Direction:
Copy exactly, and only, the lines below from the first through the one containing "248,244,292];", both included; pictures are omitted.

Dataset extract:
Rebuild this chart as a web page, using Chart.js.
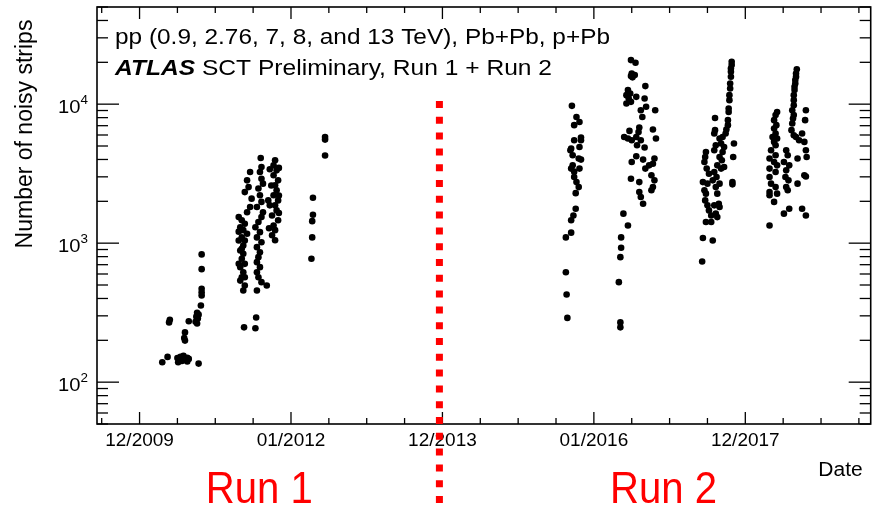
<!DOCTYPE html>
<html><head><meta charset="utf-8">
<script src="https://cdn.jsdelivr.net/npm/chart.js@4"></script>
<style>html,body{margin:0;padding:0;background:#fff}#wrap{width:874px;height:509px;position:relative}</style>
</head><body><div id="wrap"><canvas id="c"></canvas></div>
<script>
// ---- Data (decimal year, number of noisy strips) ----
const dates2010 = [2010.30,2010.37,2010.50,2010.51,2010.54,2010.56,2010.58,2010.63,2010.63,2010.65,2010.78,2010.60,2010.59,2010.60,2010.40,2010.39,2010.65,2010.76,2010.75,2010.77,2010.74,2010.76,2010.78,2010.81,2010.82,2010.82,2010.82,2010.82,2010.82];
const noisy2010 = [139,152,149,139,152,142,155,150,141,147,136,228,208,199,281,269,274,316,296,287,272,264,306,356,469,443,420,650,830];

const dates2011 = [2011.46,2011.42,2011.44,2011.39,2011.48,2011.46,2011.42,2011.31,2011.35,2011.39,2011.33,2011.37,2011.42,2011.35,2011.39,2011.37,2011.33,2011.37,2011.35,2011.39,2011.33,2011.37,2011.35,2011.33,2011.39,2011.37,2011.31,2011.35,2011.31,2011.39,2011.31,
  2011.60,2011.61,2011.59,2011.61,2011.63,2011.57,2011.59,2011.61,2011.55,2011.63,2011.61,2011.57,2011.53,2011.59,2011.55,2011.61,2011.55,2011.59,2011.57,2011.55,2011.59,2011.55,2011.57,2011.61,2011.68,2011.55,
  2011.79,2011.77,2011.81,2011.77,2011.83,2011.79,2011.81,2011.77,2011.83,2011.79,2011.81,2011.75,2011.83,2011.77,2011.79,2011.75,2011.72,2011.84,2011.74,2011.84,2011.72,2011.84,2011.70,2011.79,2011.71,
  2011.38,2011.53,2011.54];
const noisy2011 = [3250,2830,2530,2330,2090,1820,1670,1540,1460,1380,1300,1240,1170,1100,1045,962,886,839,773,710,672,618,569,538,496,456,1045,912,710,569,1210,
  4100,3530,3250,2910,2680,2470,2210,1980,1820,1670,1540,1420,1300,1200,1100,1016,936,861,793,730,672,618,569,524,496,456,
  3950,3630,3340,3080,2830,2610,2400,2210,2030,1870,1720,1580,1460,1340,1240,1140,3400,3480,2600,2200,1870,1650,2030,1050,1280,
  248,244,292];

const dates2012 = [2012.27,2012.29,2012.29,2012.28,2012.28,2012.45,2012.45,2012.45];
const noisy2012 = [773,2120,1600,1440,1100,5810,5560,4270];

const dates2015 = [2015.71,2015.77,2015.81,2015.74,2015.83,2015.74,2015.81,2015.70,2015.72,2015.80,2015.83,2015.72,2015.81,2015.74,2015.77,2015.80,2015.76,2015.76,2015.73,2015.70,2015.70,2015.63,2015.63,2015.64,2015.65,2015.69,2015.83,2015.70,2015.74];
const noisy2015 = [9720,8090,7450,7060,5750,5500,4920,4800,4290,4060,3990,3630,3440,2990,2750,2530,2290,1770,1580,1460,1190,1100,618,427,290,4660,5500,3440,3270];

const dates2016 = [2016.49,2016.55,2016.50,2016.54,2016.51,2016.49,2016.68,2016.45,2016.48,2016.43,2016.46,2016.43,2016.49,2016.56,2016.67,2016.69,2016.62,2016.81,2016.64,
  2016.47,2016.40,2016.45,2016.50,2016.56,2016.59,2016.60,2016.62,2016.78,2016.82,2016.57,2016.67,
  2016.56,2016.50,2016.65,2016.68,2016.80,2016.78,2016.73,2016.76,2016.80,2016.78,2016.76,2016.60,2016.49,2016.60,2016.62,2016.65,
  2016.39,2016.45,2016.36,2016.36,2016.35,2016.33,2016.35,2016.35];
const noisy2016 = [20750,19860,16630,16180,15590,15920,13490,12620,11940,11610,10990,10120,10390,11290,10990,9570,9050,9050,8090,
  6420,5810,5660,5500,5810,6310,6790,5500,6570,5660,5060,4880,
  4220,3840,3990,3440,4060,3730,3630,3080,2830,2530,2400,2750,2910,2330,2150,1920,
  1630,1340,1100,927,793,524,269,248];

const dates2017 = [2017.82,2017.82,2017.81,2017.81,2017.81,2017.80,2017.80,2017.79,2017.79,2017.78,2017.78,2017.77,2017.77,2017.75,2017.74,2017.85,2017.84,2017.83,2017.83,
  2017.60,2017.60,2017.59,2017.66,2017.70,2017.68,2017.72,2017.70,2017.61,2017.59,2017.66,2017.69,2017.63,2017.68,2017.59,2017.72,2017.62,2017.57,2017.66,2017.61,2017.63,2017.65,2017.59,2017.66,2017.61,2017.63,
  2017.48,2017.47,2017.46,2017.49,2017.52,2017.44,2017.50,2017.46,2017.48,2017.47,2017.50,2017.52,2017.55,2017.48,2017.55,2017.44,2017.57,2017.43];
const noisy2017 = [20180,19100,18070,17100,15740,14090,12970,11610,10690,9310,8790,7670,7060,6570,6150,5210,4170,2750,2650,
  7960,6500,6150,5660,5810,5210,4920,4530,5060,4660,4170,3950,3630,3440,3250,3530,2990,2830,2680,2530,2270,1920,1870,1820,1630,1540,
  4530,4170,3840,3440,3160,2750,2680,2400,2270,2030,1870,1720,1580,1420,1420,1090,1045,738];

const dates2018 = [2018.68,2018.67,2018.67,2018.66,2018.66,2018.65,2018.65,2018.64,2018.64,2018.64,2018.62,2018.64,2018.63,2018.62,2018.61,2018.64,2018.67,
  2018.80,2018.79,2018.75,2018.78,2018.80,2018.81,2018.78,2018.80,2018.75,2018.80,
  2018.42,2018.40,2018.38,2018.41,2018.38,2018.40,2018.36,2018.42,2018.38,2018.40,2018.34,2018.40,2018.32,2018.38,2018.42,2018.32,2018.40,2018.32,2018.34,2018.40,2018.32,2018.42,2018.32,2018.38,2018.32,
  2018.54,2018.56,2018.51,2018.58,2018.54,2018.53,2018.57,2018.54,2018.56,2018.69,2018.69,2018.71,2018.51,2018.58];
const noisy2018 = [17800,16630,15740,14900,14090,13340,12620,11610,10690,9830,9050,8340,7890,7260,6500,5970,5810,
  9050,7670,6150,5350,4660,4170,3080,3020,1770,1580,
  8790,8340,7670,7060,6680,6150,5810,5660,5350,5060,4660,4290,4060,3840,3630,3440,3250,2990,2680,2530,2330,2270,2210,1980,1340,
  4660,4290,3840,3630,3340,2990,2830,2530,2400,2680,4060,5500,1630,1770];

// ---- Axis ticks / labels ----
const xTickValues = [2010, 2012, 2014, 2016, 2018];
const xTickLabels = ['12/2009', '01/2012', '12/2013', '01/2016', '12/2017'];
const yTickValues = [100, 1000, 10000];
const yTickBase = '10';
const yTickExponents = ['2', '3', '4'];
const runBoundary = 2013.96;
const runLabels = [['Run 1', 2011.58], ['Run 2', 2016.92]];
const legendLine1 = 'pp (0.9, 2.76, 7, 8, and 13 TeV), Pb+Pb, p+Pb';
const legendLine2 = ' SCT Preliminary, Run 1 + Run 2';

const FONT = '"Liberation Sans", Arial, Helvetica, sans-serif';

const periods = [[dates2010,noisy2010],[dates2011,noisy2011],[dates2012,noisy2012],[dates2015,noisy2015],[dates2016,noisy2016],[dates2017,noisy2017],[dates2018,noisy2018]];
const datasets = periods.map(([d, v]) => ({
  data: d.map((x, i) => ({x: x, y: v[i]})),
  backgroundColor: '#000', borderColor: '#000', borderWidth: 0,
  pointRadius: 3.3, pointHoverRadius: 3.3
}));

const decor = {
  id: 'decor',
  afterDraw(chart) {
    const ctx = chart.ctx, a = chart.chartArea, x = chart.scales.x, y = chart.scales.y;
    ctx.save();
    const line = (x1, y1, x2, y2) => { ctx.beginPath(); ctx.moveTo(x1, y1); ctx.lineTo(x2, y2); ctx.stroke(); };
    ctx.strokeStyle = '#000'; ctx.lineWidth = 1.3;
    for (let v = Math.ceil(x.min * 2) / 2; v <= x.max; v += 0.5) {
      const px = x.getPixelForValue(v);
      const L = xTickValues.includes(v) ? 12 : 6;
      line(px, a.bottom, px, a.bottom - L);
      line(px, a.top, px, a.top + L);
    }
    for (let e = 1; e <= 4; e++) for (let m = 1; m <= 9; m++) {
      const v = m * Math.pow(10, e);
      if (v < y.min || v > y.max) continue;
      const py = y.getPixelForValue(v);
      const L = m === 1 ? 22 : 11;
      line(a.left, py, a.left + L, py);
      line(a.right, py, a.right - L, py);
    }
    ctx.lineWidth = 1.6;
    ctx.strokeRect(a.left, a.top, a.right - a.left, a.bottom - a.top);

    // y tick labels 10^n (slightly widened like the reference)
    ctx.fillStyle = '#000'; ctx.textBaseline = 'alphabetic'; ctx.textAlign = 'left';
    yTickValues.forEach((v, i) => {
      const py = y.getPixelForValue(v);
      const right = a.left - 9;
      ctx.save();
      ctx.translate(right, 0); ctx.scale(1.12, 1);
      ctx.font = '12px ' + FONT; const we = ctx.measureText(yTickExponents[i]).width;
      ctx.font = '18px ' + FONT; const wb = ctx.measureText(yTickBase).width;
      ctx.fillText(yTickBase, -we - wb, py + 9);
      ctx.font = '12px ' + FONT;
      ctx.fillText(yTickExponents[i], -we, py + 0);
      ctx.restore();
    });

    // legend text
    const lx = a.left + 18;
    ctx.save();
    ctx.font = '22px ' + FONT;
    let w1 = ctx.measureText(legendLine1).width;
    ctx.translate(lx, 43.5); ctx.scale(495 / w1, 1);
    ctx.fillText(legendLine1, 0, 0);
    ctx.restore();
    ctx.save();
    ctx.font = 'italic bold 22px ' + FONT;
    const wA = ctx.measureText('ATLAS').width;
    ctx.font = '22px ' + FONT;
    const wR = ctx.measureText(legendLine2).width;
    ctx.translate(lx, 75); ctx.scale(437 / (wA + wR), 1);
    ctx.font = 'italic bold 22px ' + FONT;
    ctx.fillText('ATLAS', 0, 0);
    ctx.font = '22px ' + FONT;
    ctx.fillText(legendLine2, wA, 0);
    ctx.restore();

    // axis titles
    ctx.save();
    ctx.font = '20px ' + FONT; ctx.textAlign = 'right';
    ctx.translate(a.right - 8, 476); ctx.scale(1.05, 1);
    ctx.fillText('Date', 0, 0);
    ctx.restore();
    ctx.save();
    ctx.translate(32, 134); ctx.rotate(-Math.PI / 2);
    ctx.font = '23px ' + FONT; ctx.textAlign = 'center';
    ctx.fillText('Number of noisy strips', 0, 0);
    ctx.restore();

    // run labels
    ctx.fillStyle = '#ff0000';
    runLabels.forEach(([t, xv]) => {
      ctx.save();
      ctx.font = '44px "Liberation Sans Narrow", ' + FONT;
      const w = ctx.measureText(t).width;
      ctx.translate(x.getPixelForValue(xv), 503);
      ctx.scale(107 / w, 1);
      ctx.textAlign = 'center';
      ctx.fillText(t, 0, 0);
      ctx.restore();
    });

    // run boundary
    const bx = x.getPixelForValue(runBoundary);
    ctx.strokeStyle = '#ff0000'; ctx.lineWidth = 7; ctx.setLineDash([7, 8.8]);
    line(bx, 101, bx, 509);
    ctx.restore();
  }
};

new Chart(document.getElementById('c'), {
  type: 'scatter',
  data: { datasets },
  options: {
    responsive: true, maintainAspectRatio: false, animation: false, events: [],
    layout: { padding: { top: 7, right: 2, left: 0, bottom: 0 } },
    plugins: { legend: { display: false }, tooltip: { enabled: false } },
    scales: {
      x: {
        type: 'linear', position: 'bottom', min: 2009.438, max: 2019.656,
        grid: { display: false, drawTicks: false }, border: { display: false },
        afterBuildTicks: s => { s.ticks = xTickValues.map(v => ({ value: v })); },
        afterFit: s => { s.height = 85; },
        ticks: {
          autoSkip: false, maxRotation: 0, padding: 5, color: '#000',
          font: { family: FONT, size: 19 },
          callback: (v, i) => xTickLabels[i]
        }
      },
      y: {
        type: 'logarithmic', position: 'left', min: 50, max: 50000,
        grid: { display: false, drawTicks: false }, border: { display: false },
        afterBuildTicks: s => { s.ticks = yTickValues.map(v => ({ value: v })); },
        afterFit: s => { s.width = 97; },
        ticks: { display: false }
      }
    }
  },
  plugins: [decor]
});
</script></body></html>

Result of the task:
Rebuild this chart as a web page, using Chart.js.
<!DOCTYPE html>
<html><head><meta charset="utf-8">
<script src="https://cdn.jsdelivr.net/npm/chart.js@4"></script>
<style>html,body{margin:0;padding:0;background:#fff}#wrap{width:874px;height:509px;position:relative}</style>
</head><body><div id="wrap"><canvas id="c"></canvas></div>
<script>
// ---- Data (decimal year, number of noisy strips) ----
const dates2010 = [2010.30,2010.37,2010.50,2010.51,2010.54,2010.56,2010.58,2010.63,2010.63,2010.65,2010.78,2010.60,2010.59,2010.60,2010.40,2010.39,2010.65,2010.76,2010.75,2010.77,2010.74,2010.76,2010.78,2010.81,2010.82,2010.82,2010.82,2010.82,2010.82];
const noisy2010 = [139,152,149,139,152,142,155,150,141,147,136,228,208,199,281,269,274,316,296,287,272,264,306,356,469,443,420,650,830];

const dates2011 = [2011.46,2011.42,2011.44,2011.39,2011.48,2011.46,2011.42,2011.31,2011.35,2011.39,2011.33,2011.37,2011.42,2011.35,2011.39,2011.37,2011.33,2011.37,2011.35,2011.39,2011.33,2011.37,2011.35,2011.33,2011.39,2011.37,2011.31,2011.35,2011.31,2011.39,2011.31,
  2011.60,2011.61,2011.59,2011.61,2011.63,2011.57,2011.59,2011.61,2011.55,2011.63,2011.61,2011.57,2011.53,2011.59,2011.55,2011.61,2011.55,2011.59,2011.57,2011.55,2011.59,2011.55,2011.57,2011.61,2011.68,2011.55,
  2011.79,2011.77,2011.81,2011.77,2011.83,2011.79,2011.81,2011.77,2011.83,2011.79,2011.81,2011.75,2011.83,2011.77,2011.79,2011.75,2011.72,2011.84,2011.74,2011.84,2011.72,2011.84,2011.70,2011.79,2011.71,
  2011.38,2011.53,2011.54];
const noisy2011 = [3250,2830,2530,2330,2090,1820,1670,1540,1460,1380,1300,1240,1170,1100,1045,962,886,839,773,710,672,618,569,538,496,456,1045,912,710,569,1210,
  4100,3530,3250,2910,2680,2470,2210,1980,1820,1670,1540,1420,1300,1200,1100,1016,936,861,793,730,672,618,569,524,496,456,
  3950,3630,3340,3080,2830,2610,2400,2210,2030,1870,1720,1580,1460,1340,1240,1140,3400,3480,2600,2200,1870,1650,2030,1050,1280,
  248,244,292];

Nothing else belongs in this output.